Can you print the data exactly and leave out each image?

[Records with drawing code]
* Begin *

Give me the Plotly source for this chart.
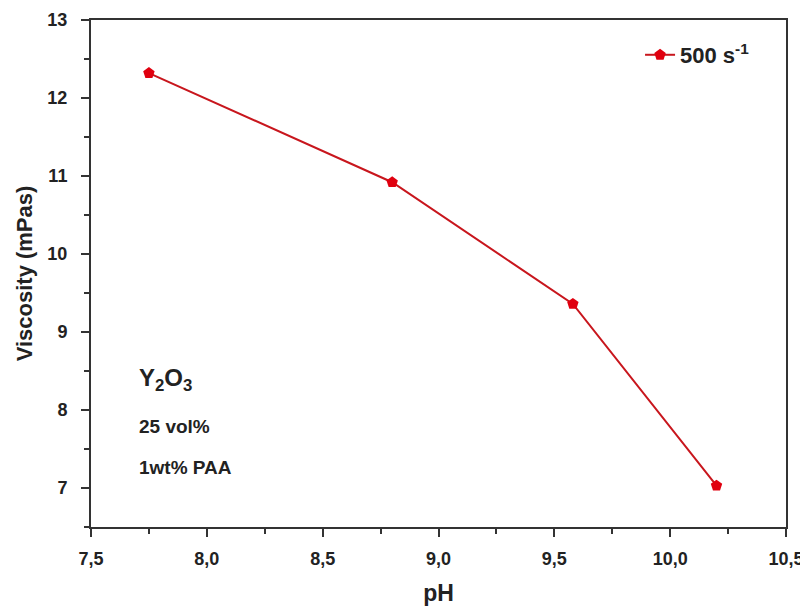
import plotly.graph_objects as go

ph = [7.75, 8.80, 9.58, 10.20]
viscosity = [12.32, 10.92, 9.36, 7.03]
series_name = "<b>500 s<sup>-1</sup></b>"

fig = go.Figure()
fig.add_trace(go.Scatter(
    x=ph, y=viscosity, mode="lines+markers", name=series_name,
    line=dict(color="#c8161d", width=2),
    marker=dict(symbol="pentagon", size=12, color="#e0000f"),
))

font_main = "Liberation Sans, Arial, sans-serif"
axis_common = dict(
    showline=True, linecolor="#333333", linewidth=2, mirror=True,
    ticks="outside", ticklen=8, tickwidth=2, tickcolor="#333333",
    showgrid=False, zeroline=False, automargin=False,
    tickfont=dict(family=font_main, size=18, color="#222222", weight="bold"),
)
minor_common = dict(ticks="outside", ticklen=5, tickwidth=2, tickcolor="#333333")

fig.update_layout(
    width=800, height=598,
    margin=dict(l=83, r=22, t=12, b=79, autoexpand=False),
    plot_bgcolor="white", paper_bgcolor="white",
    separators=",.",
    showlegend=True,
    legend=dict(x=0.79, y=0.931, xanchor="left", yanchor="middle",
                bgcolor="rgba(0,0,0,0)",
                font=dict(family=font_main, size=22, color="#222222", weight="bold")),
    xaxis=dict(range=[7.5, 10.5], tick0=7.5, dtick=0.5, tickformat=".1f",
               ticklabelstandoff=6,
               minor=dict(dtick=0.25, **minor_common),
               title=dict(text="<b>pH</b>", font=dict(family=font_main, size=23, color="#222222", weight="bold"), standoff=18),
               **axis_common),
    yaxis=dict(range=[6.5, 13], tick0=7, dtick=1,
               ticklabelstandoff=10,
               minor=dict(dtick=0.5, **minor_common),
               title=dict(text="<b>Viscosity (mPas)</b>", font=dict(family=font_main, size=22, color="#222222", weight="bold"), standoff=9),
               **axis_common),
)

annot_font = dict(family=font_main, color="#222222", weight="bold")
fig.add_annotation(x=0.066, y=0.29, xref="paper", yref="paper", xanchor="left", yanchor="middle",
                   text="<b>Y<sub>2</sub>O<sub>3</sub></b>", showarrow=False, font=dict(size=24, **annot_font))
fig.add_annotation(x=0.066, y=0.199, xref="paper", yref="paper", xanchor="left", yanchor="middle",
                   text="<b>25 vol%</b>", showarrow=False, font=dict(size=19, **annot_font))
fig.add_annotation(x=0.066, y=0.118, xref="paper", yref="paper", xanchor="left", yanchor="middle",
                   text="<b>1wt% PAA</b>", showarrow=False, font=dict(size=19, **annot_font))

fig.write_html("out.html")
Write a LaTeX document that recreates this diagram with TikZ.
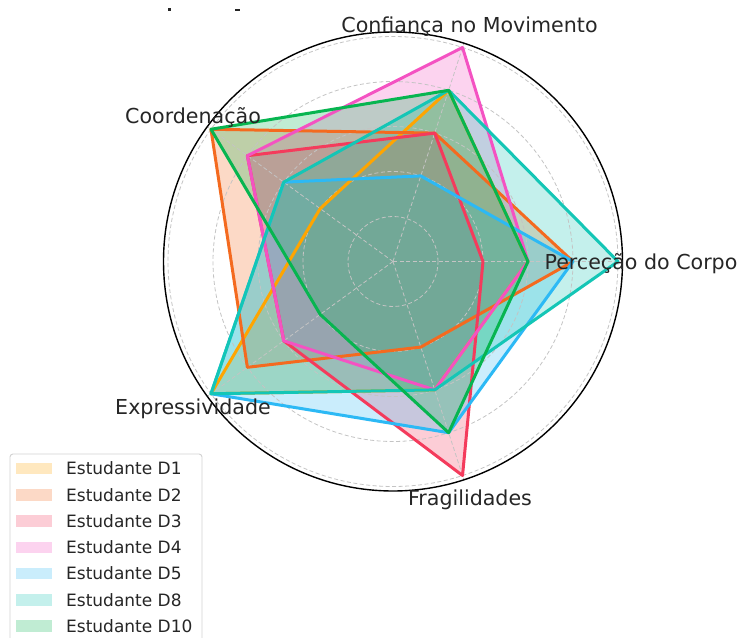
\documentclass[tikz,border=0pt]{standalone}
\usepackage{fontspec}
\setmainfont{DejaVu Sans}
\definecolor{cA}{HTML}{FFA500}
\definecolor{cB}{HTML}{F46A1F}
\definecolor{cC}{HTML}{F43B5C}
\definecolor{cD}{HTML}{F452C2}
\definecolor{cE}{HTML}{2CB9F5}
\definecolor{cF}{HTML}{14C6B6}
\definecolor{cG}{HTML}{07B550}
\definecolor{txt}{HTML}{262626}
\definecolor{gridc}{HTML}{C4C4C4}
\tikzset{
  gridline/.style={draw=gridc, line width=0.8pt, dash pattern=on 4pt off 2.5pt},
  series/.style={line width=3pt, line join=round},
  seriesfill/.style={fill opacity=0.25},
  axlabel/.style={font=\fontsize{20.6}{24}\selectfont, text=txt, inner sep=0pt, anchor=base},
  legtext/.style={font=\fontsize{17}{20}\selectfont, text=txt, inner sep=0pt, anchor=base west},
}
\begin{document}
\begin{tikzpicture}[x=1pt,y=1pt]
\useasboundingbox (0,0) rectangle (740,-638);
\fill[white] (0,0) rectangle (740,-638);
% fragments of a cropped title
\fill[txt] (168,-8) rectangle (170.5,-10.5);
\fill[txt] (235,-9) rectangle (240,-11);
\begin{scope}[shift={(393,-261.5)}]
  \coordinate (ctr) at (0,0);
  % fills
  \foreach \col/\a/\b/\c/\d/\e in {cA/3/4/2/5/3, cB/4/3/5/4/2, cC/2/3/4/3/5, cD/3/5/4/3/3, cE/4/2/3/5/4, cF/5/4/3/5/3, cG/3/4/5/2/4} {
    \fill[\col, seriesfill] (0:\a*45) -- (72:\b*45) -- (144:\c*45) -- (216:\d*45) -- (288:\e*45) -- cycle;
  }
  % grid
  \foreach \r in {1,...,5} {
    \draw[gridline] (ctr) circle[radius=\r*45pt];
  }
  \foreach \t in {0,72,144,216,288} {
    \draw[gridline] (ctr) -- (\t:229.5);
  }
  % lines
  \foreach \col/\a/\b/\c/\d/\e in {cA/3/4/2/5/3, cB/4/3/5/4/2, cC/2/3/4/3/5, cD/3/5/4/3/3, cE/4/2/3/5/4, cF/5/4/3/5/3, cG/3/4/5/2/4} {
    \draw[\col, series] (0:\a*45) -- (72:\b*45) -- (144:\c*45) -- (216:\d*45) -- (288:\e*45) -- cycle;
  }
  \draw[black, line width=1.4pt] (ctr) circle[radius=229.5pt];
\end{scope}
% axis labels
\node[axlabel] (lperc) at (641,-269) {Perceção do Corpo};
\node[axlabel] (lconf) at (469.5,-32.5) {Confiança no Movimento};
\node[axlabel] (lcoord) at (193,-123) {Coordenação};
\node[axlabel] (lexpr) at (193,-414.5) {Expressividade};
\node[axlabel] (lfrag) at (470,-505) {Fragilidades};
% legend
\draw[draw=gray!35, fill=white, fill opacity=0.8, rounded corners=3pt, line width=0.9pt] (10,-454) rectangle (202,-660);
\foreach \col/\lab/\i in {cA/D1/0, cB/D2/1, cC/D3/2, cD/D4/3, cE/D5/4, cF/D8/5, cG/D10/6} {
  \pgfmathsetmacro{\yc}{468.6+26.25*\i}
  \fill[\col, seriesfill] (16,-\yc+5.8) rectangle (52,-\yc-5.8);
  \node[legtext] (leg\i) at (66,-\yc-6.2) {Estudante \lab};
}
\end{tikzpicture}
\end{document}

* End *

> _Task answer_
Give me the Plotly source for this chart.
import plotly.graph_objects as go

ph = [7.75, 8.80, 9.58, 10.20]
viscosity = [12.32, 10.92, 9.36, 7.03]
series_name = "<b>500 s<sup>-1</sup></b>"

fig = go.Figure()
fig.add_trace(go.Scatter(
    x=ph, y=viscosity, mode="lines+markers", name=series_name,
    line=dict(color="#c8161d", width=2),
    marker=dict(symbol="pentagon", size=12, color="#e0000f"),
))

font_main = "Liberation Sans, Arial, sans-serif"
axis_common = dict(
    showline=True, linecolor="#333333", linewidth=2, mirror=True,
    ticks="outside", ticklen=8, tickwidth=2, tickcolor="#333333",
    showgrid=False, zeroline=False, automargin=False,
    tickfont=dict(family=font_main, size=18, color="#222222", weight="bold"),
)
minor_common = dict(ticks="outside", ticklen=5, tickwidth=2, tickcolor="#333333")

fig.update_layout(
    width=800, height=598,
    margin=dict(l=83, r=22, t=12, b=79, autoexpand=False),
    plot_bgcolor="white", paper_bgcolor="white",
    separators=",.",
    showlegend=True,
    legend=dict(x=0.79, y=0.931, xanchor="left", yanchor="middle",
                bgcolor="rgba(0,0,0,0)",
                font=dict(family=font_main, size=22, color="#222222", weight="bold")),
    xaxis=dict(range=[7.5, 10.5], tick0=7.5, dtick=0.5, tickformat=".1f",
               ticklabelstandoff=6,
               minor=dict(dtick=0.25, **minor_common),
               title=dict(text="<b>pH</b>", font=dict(family=font_main, size=23, color="#222222", weight="bold"), standoff=18),
               **axis_common),
    yaxis=dict(range=[6.5, 13], tick0=7, dtick=1,
               ticklabelstandoff=10,
               minor=dict(dtick=0.5, **minor_common),
               title=dict(text="<b>Viscosity (mPas)</b>", font=dict(family=font_main, size=22, color="#222222", weight="bold"), standoff=9),
               **axis_common),
)

annot_font = dict(family=font_main, color="#222222", weight="bold")
fig.add_annotation(x=0.066, y=0.29, xref="paper", yref="paper", xanchor="left", yanchor="middle",
                   text="<b>Y<sub>2</sub>O<sub>3</sub></b>", showarrow=False, font=dict(size=24, **annot_font))
fig.add_annotation(x=0.066, y=0.199, xref="paper", yref="paper", xanchor="left", yanchor="middle",
                   text="<b>25 vol%</b>", showarrow=False, font=dict(size=19, **annot_font))
fig.add_annotation(x=0.066, y=0.118, xref="paper", yref="paper", xanchor="left", yanchor="middle",
                   text="<b>1wt% PAA</b>", showarrow=False, font=dict(size=19, **annot_font))

fig.write_html("out.html")
Write a LaTeX document that recreates this diagram with TikZ.
\documentclass[tikz,border=0pt]{standalone}
\usepackage{fontspec}
\setmainfont{DejaVu Sans}
\definecolor{cA}{HTML}{FFA500}
\definecolor{cB}{HTML}{F46A1F}
\definecolor{cC}{HTML}{F43B5C}
\definecolor{cD}{HTML}{F452C2}
\definecolor{cE}{HTML}{2CB9F5}
\definecolor{cF}{HTML}{14C6B6}
\definecolor{cG}{HTML}{07B550}
\definecolor{txt}{HTML}{262626}
\definecolor{gridc}{HTML}{C4C4C4}
\tikzset{
  gridline/.style={draw=gridc, line width=0.8pt, dash pattern=on 4pt off 2.5pt},
  series/.style={line width=3pt, line join=round},
  seriesfill/.style={fill opacity=0.25},
  axlabel/.style={font=\fontsize{20.6}{24}\selectfont, text=txt, inner sep=0pt, anchor=base},
  legtext/.style={font=\fontsize{17}{20}\selectfont, text=txt, inner sep=0pt, anchor=base west},
}
\begin{document}
\begin{tikzpicture}[x=1pt,y=1pt]
\useasboundingbox (0,0) rectangle (740,-638);
\fill[white] (0,0) rectangle (740,-638);
% fragments of a cropped title
\fill[txt] (168,-8) rectangle (170.5,-10.5);
\fill[txt] (235,-9) rectangle (240,-11);
\begin{scope}[shift={(393,-261.5)}]
  \coordinate (ctr) at (0,0);
  % fills
  \foreach \col/\a/\b/\c/\d/\e in {cA/3/4/2/5/3, cB/4/3/5/4/2, cC/2/3/4/3/5, cD/3/5/4/3/3, cE/4/2/3/5/4, cF/5/4/3/5/3, cG/3/4/5/2/4} {
    \fill[\col, seriesfill] (0:\a*45) -- (72:\b*45) -- (144:\c*45) -- (216:\d*45) -- (288:\e*45) -- cycle;
  }
  % grid
  \foreach \r in {1,...,5} {
    \draw[gridline] (ctr) circle[radius=\r*45pt];
  }
  \foreach \t in {0,72,144,216,288} {
    \draw[gridline] (ctr) -- (\t:229.5);
  }
  % lines
  \foreach \col/\a/\b/\c/\d/\e in {cA/3/4/2/5/3, cB/4/3/5/4/2, cC/2/3/4/3/5, cD/3/5/4/3/3, cE/4/2/3/5/4, cF/5/4/3/5/3, cG/3/4/5/2/4} {
    \draw[\col, series] (0:\a*45) -- (72:\b*45) -- (144:\c*45) -- (216:\d*45) -- (288:\e*45) -- cycle;
  }
  \draw[black, line width=1.4pt] (ctr) circle[radius=229.5pt];
\end{scope}
% axis labels
\node[axlabel] (lperc) at (641,-269) {Perceção do Corpo};
\node[axlabel] (lconf) at (469.5,-32.5) {Confiança no Movimento};
\node[axlabel] (lcoord) at (193,-123) {Coordenação};
\node[axlabel] (lexpr) at (193,-414.5) {Expressividade};
\node[axlabel] (lfrag) at (470,-505) {Fragilidades};
% legend
\draw[draw=gray!35, fill=white, fill opacity=0.8, rounded corners=3pt, line width=0.9pt] (10,-454) rectangle (202,-660);
\foreach \col/\lab/\i in {cA/D1/0, cB/D2/1, cC/D3/2, cD/D4/3, cE/D5/4, cF/D8/5, cG/D10/6} {
  \pgfmathsetmacro{\yc}{468.6+26.25*\i}
  \fill[\col, seriesfill] (16,-\yc+5.8) rectangle (52,-\yc-5.8);
  \node[legtext] (leg\i) at (66,-\yc-6.2) {Estudante \lab};
}
\end{tikzpicture}
\end{document}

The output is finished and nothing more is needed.